* [GIVEN INSTRUCTION] Retype exactly what appears below from the line containing "Reproduce this chart" down to the line containing "from matplotlib.ticker import ScalarFormatter", keeping both end lines. Do not include pictures.

## Start EXCERPTED DATA

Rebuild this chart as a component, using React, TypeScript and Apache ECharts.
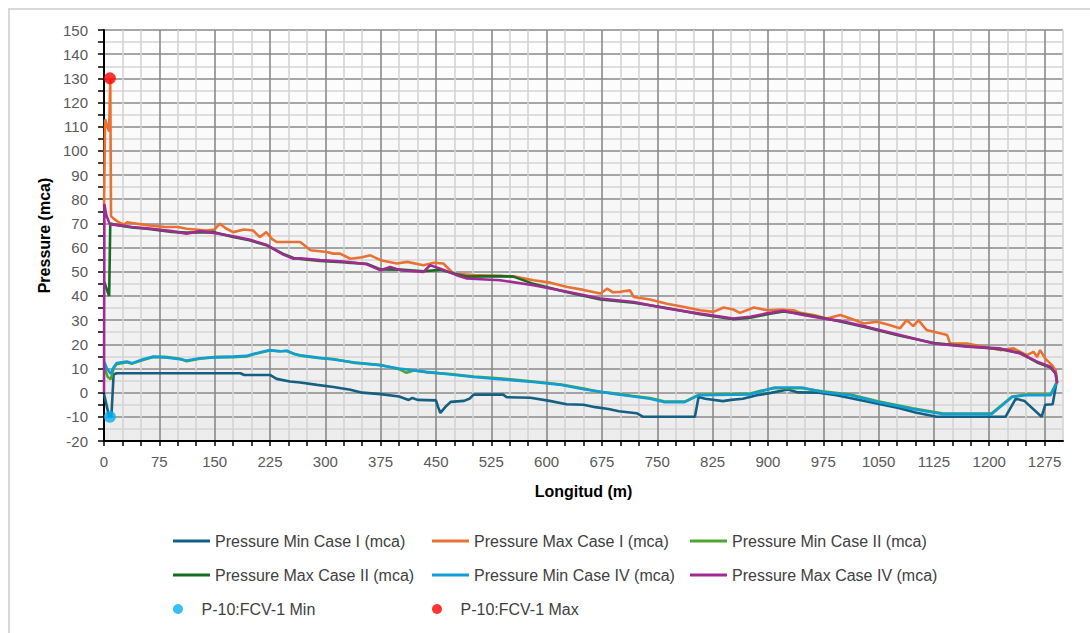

## End EXCERPTED DATA
## Start EXCERPTED DATA

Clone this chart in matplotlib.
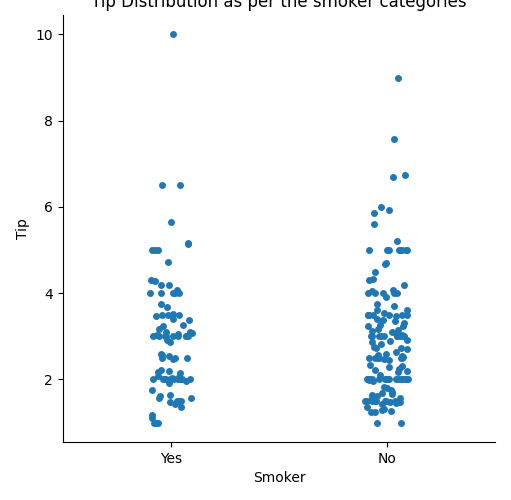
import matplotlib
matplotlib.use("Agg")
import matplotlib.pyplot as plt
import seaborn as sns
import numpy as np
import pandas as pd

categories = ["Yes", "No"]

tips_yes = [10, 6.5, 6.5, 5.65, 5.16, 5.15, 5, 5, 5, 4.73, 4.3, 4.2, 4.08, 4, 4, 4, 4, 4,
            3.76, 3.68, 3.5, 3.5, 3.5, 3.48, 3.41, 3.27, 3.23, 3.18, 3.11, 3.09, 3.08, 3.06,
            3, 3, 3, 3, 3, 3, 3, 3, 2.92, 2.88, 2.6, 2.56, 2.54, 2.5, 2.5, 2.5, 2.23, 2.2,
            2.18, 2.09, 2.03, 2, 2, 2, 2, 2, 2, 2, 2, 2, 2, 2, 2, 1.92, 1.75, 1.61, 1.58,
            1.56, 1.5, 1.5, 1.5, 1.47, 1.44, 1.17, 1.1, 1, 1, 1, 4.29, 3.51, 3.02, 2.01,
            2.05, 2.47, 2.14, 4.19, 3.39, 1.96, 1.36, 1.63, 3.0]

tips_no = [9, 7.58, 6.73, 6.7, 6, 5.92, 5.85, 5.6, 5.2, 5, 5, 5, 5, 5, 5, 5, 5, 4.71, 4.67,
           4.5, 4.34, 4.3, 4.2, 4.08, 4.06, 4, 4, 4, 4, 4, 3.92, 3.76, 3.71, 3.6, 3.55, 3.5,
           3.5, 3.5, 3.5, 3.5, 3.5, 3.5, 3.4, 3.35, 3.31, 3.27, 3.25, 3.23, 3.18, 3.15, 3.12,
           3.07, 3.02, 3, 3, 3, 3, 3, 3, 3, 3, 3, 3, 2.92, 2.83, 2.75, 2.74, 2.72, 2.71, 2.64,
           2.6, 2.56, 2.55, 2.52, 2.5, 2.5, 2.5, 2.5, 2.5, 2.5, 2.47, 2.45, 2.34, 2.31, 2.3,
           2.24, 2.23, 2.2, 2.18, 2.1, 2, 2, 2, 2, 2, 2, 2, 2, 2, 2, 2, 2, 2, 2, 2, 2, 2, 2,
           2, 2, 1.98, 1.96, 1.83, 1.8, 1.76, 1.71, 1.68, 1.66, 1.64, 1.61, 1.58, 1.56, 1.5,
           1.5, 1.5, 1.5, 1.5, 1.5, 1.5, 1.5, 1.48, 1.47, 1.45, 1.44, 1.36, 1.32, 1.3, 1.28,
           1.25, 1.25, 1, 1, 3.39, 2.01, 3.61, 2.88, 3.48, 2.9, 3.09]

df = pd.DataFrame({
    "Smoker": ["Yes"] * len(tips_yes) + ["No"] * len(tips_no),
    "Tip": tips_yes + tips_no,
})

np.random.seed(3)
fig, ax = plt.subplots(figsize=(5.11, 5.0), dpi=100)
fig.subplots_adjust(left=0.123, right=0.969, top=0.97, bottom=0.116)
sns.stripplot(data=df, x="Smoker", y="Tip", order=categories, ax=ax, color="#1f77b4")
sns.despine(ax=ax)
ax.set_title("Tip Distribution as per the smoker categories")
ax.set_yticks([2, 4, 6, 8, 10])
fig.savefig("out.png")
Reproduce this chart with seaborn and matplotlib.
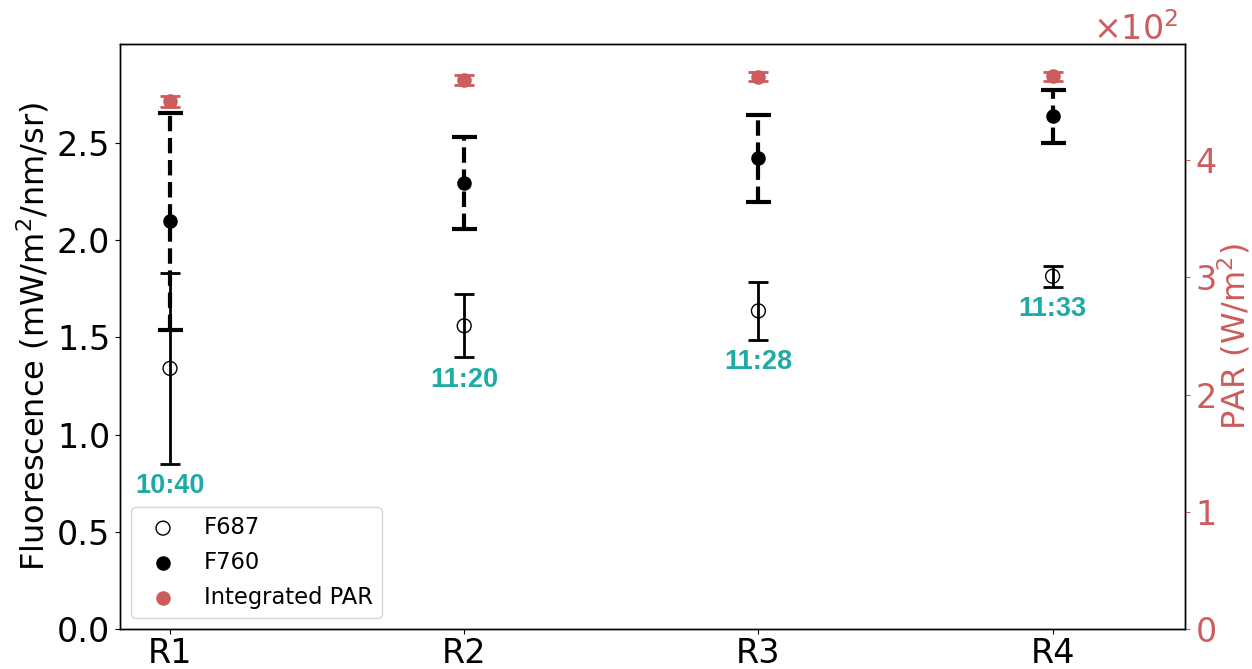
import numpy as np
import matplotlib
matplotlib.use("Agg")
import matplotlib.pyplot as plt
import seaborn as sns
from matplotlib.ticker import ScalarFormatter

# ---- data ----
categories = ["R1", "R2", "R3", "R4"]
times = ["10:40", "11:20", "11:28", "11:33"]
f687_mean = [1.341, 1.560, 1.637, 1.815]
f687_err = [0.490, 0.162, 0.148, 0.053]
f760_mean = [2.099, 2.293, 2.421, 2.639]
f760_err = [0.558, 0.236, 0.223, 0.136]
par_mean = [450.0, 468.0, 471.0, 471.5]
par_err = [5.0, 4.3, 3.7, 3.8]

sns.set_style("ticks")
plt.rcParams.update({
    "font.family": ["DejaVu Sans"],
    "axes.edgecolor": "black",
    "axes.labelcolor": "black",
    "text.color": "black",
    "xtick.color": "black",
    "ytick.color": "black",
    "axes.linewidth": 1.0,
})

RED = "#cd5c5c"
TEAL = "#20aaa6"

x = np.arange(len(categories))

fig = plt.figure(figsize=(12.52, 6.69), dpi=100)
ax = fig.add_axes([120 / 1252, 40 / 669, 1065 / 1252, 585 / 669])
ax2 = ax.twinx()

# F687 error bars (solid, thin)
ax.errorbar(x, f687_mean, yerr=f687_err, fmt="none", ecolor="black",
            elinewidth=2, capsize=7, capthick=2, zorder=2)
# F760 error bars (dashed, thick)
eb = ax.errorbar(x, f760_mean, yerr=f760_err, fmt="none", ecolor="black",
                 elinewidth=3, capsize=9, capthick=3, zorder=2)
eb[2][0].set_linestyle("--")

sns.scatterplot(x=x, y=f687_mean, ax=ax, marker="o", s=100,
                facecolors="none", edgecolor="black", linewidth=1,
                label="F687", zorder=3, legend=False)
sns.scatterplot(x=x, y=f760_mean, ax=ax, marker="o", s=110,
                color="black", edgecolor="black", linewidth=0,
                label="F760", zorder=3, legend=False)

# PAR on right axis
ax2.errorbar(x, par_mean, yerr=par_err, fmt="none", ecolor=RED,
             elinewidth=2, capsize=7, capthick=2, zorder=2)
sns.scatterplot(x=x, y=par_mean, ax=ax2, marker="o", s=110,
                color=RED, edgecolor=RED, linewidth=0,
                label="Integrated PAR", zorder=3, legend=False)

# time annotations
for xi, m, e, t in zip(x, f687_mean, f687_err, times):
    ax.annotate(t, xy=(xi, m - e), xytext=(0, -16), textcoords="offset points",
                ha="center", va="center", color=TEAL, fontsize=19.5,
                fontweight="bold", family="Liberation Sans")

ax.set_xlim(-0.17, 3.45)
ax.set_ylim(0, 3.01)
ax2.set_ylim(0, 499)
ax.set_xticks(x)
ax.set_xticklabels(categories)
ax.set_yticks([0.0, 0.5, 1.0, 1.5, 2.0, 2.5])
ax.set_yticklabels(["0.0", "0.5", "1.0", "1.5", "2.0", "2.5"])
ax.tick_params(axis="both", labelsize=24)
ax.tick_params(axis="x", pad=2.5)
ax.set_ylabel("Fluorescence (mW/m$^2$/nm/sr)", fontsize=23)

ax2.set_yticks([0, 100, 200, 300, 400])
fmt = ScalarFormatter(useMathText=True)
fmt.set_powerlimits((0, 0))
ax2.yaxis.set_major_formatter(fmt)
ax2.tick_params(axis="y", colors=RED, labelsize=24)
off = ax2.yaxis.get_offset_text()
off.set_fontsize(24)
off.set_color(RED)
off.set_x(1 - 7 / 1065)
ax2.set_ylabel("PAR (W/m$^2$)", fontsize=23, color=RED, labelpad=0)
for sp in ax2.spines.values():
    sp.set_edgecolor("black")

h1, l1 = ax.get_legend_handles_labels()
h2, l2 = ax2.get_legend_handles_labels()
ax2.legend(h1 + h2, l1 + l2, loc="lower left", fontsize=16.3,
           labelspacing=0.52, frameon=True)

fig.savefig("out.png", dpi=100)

## End EXCERPTED DATA

* [SOLUTION TO THE PROBLEM]
Reproduce this chart with seaborn and matplotlib.
import numpy as np
import matplotlib
matplotlib.use("Agg")
import matplotlib.pyplot as plt
import seaborn as sns
from matplotlib.ticker import ScalarFormatter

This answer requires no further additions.